Yes. Set it up off the floor and you'll hear the difference right away.


And what's up with the specs, shows Frequency Response (-3 dB): 65 Hz ÷ 20000 Hz but the graph on their spec sheet tells differently... I can't figure it out.
Looks like an inconsistency. ;)
 
How's it any more a gamble than miking up a cab at the venue?

Both are a gamble dude. You'll at least get amazing clarity from going FRFR as opposed to hoping the sound guy isn't too sensitive about being told where you think the mic should be placed in front of your cab. So yes, it's gamble either way. Same applies to the way your patches have been dialed in; in conjunction with the cab sims/IRs that you're using. At one venue that may sound awesome (which, to state the obvious, depends on AGAIN, your patches, and the PA, the room etc etc), and then at the next venue it could sound really 'thin' or whatever.

Unless it's your own PA, that you've spent time tweaking, your PA that you know intimately and always get the same consistent sound, then yes absolutely they ARE both a gamble. If you're taking your own PA from gig to gig then it'll always be the same sound, mostly anyway.
One isn't necessarily better than the next. Some say Jordan is the GOAT, others are Lebron all the way. Who cares. Whatever works for you is what matters most.
 
I'm not sure how to read what you wrote there, but it sounds like one speaker was on the floor, and the other was raised off the floor. That will make a big difference by itself.

+ 1! My cabs sound way to boomy on the floor.
 
The Dynacord is merely flat, I haven't measured the Spark so far...
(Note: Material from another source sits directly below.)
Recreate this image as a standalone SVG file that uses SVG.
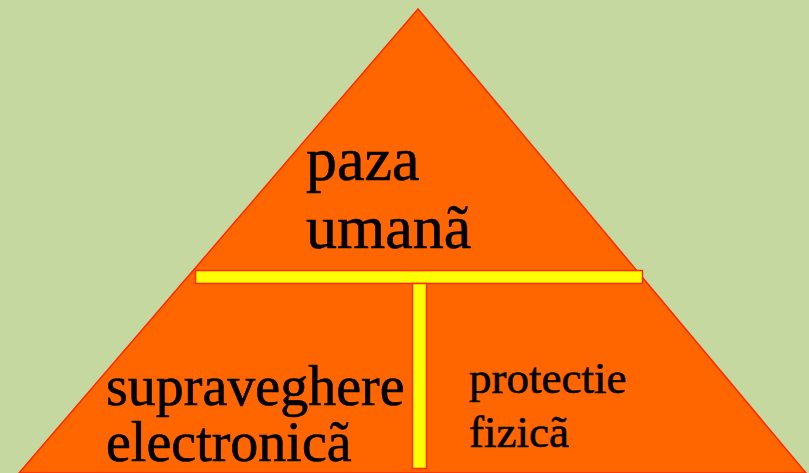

What are your findings about the Spark? I have the Dynacord and a Xitone. I ordered a very small custom made Blueamps for bedroom gigs ;-) - is the Spark as FRFR as they claim?
 
What are your findings about the Spark? I have the Dynacord and a Xitone. I ordered a very small custom made Blueamps for bedroom gigs ;-) - is the Spark as FRFR as they claim?

They make custom stuff? What's the spec on yours? Speaker/tweeter size, coaxial, cab size and weight, etc. Stereo?

I kind of doubt stereo FRFRs, seems like there would be phase/comb-filtering type of issues with peaks and valleys in freq, which would lose the whole point of an FRFR. Probably still sounds great, but still, not an FRFR.

One stereo FRFR I think is interesting is Line 6 Firehawk 1500, seems like it might work cus it's huge, has a unique 6 speaker implementation, and cus Line 6 peeps know what they're doing dispite the occasional hate on this forum :p
 
They make custom stuff? What's the spec on yours? Speaker/tweeter size, coaxial, cab size and weight, etc. Stereo?

2 x 6“ Carbon speaker + tweater, not coaxial, flat from 68 - 25.000 hz, 2 x 180 w, 43 x 33 x 20 cm, around 13.5 kg. Hopefully. Still being built. I wanted a small stereo box for home use, rehearsals, also for acoustic guitar...
 
yeah if one is on the floor and the other is on top of something at head height it's going to be a MASSIVE difference. can't overstate how big of a difference that will make.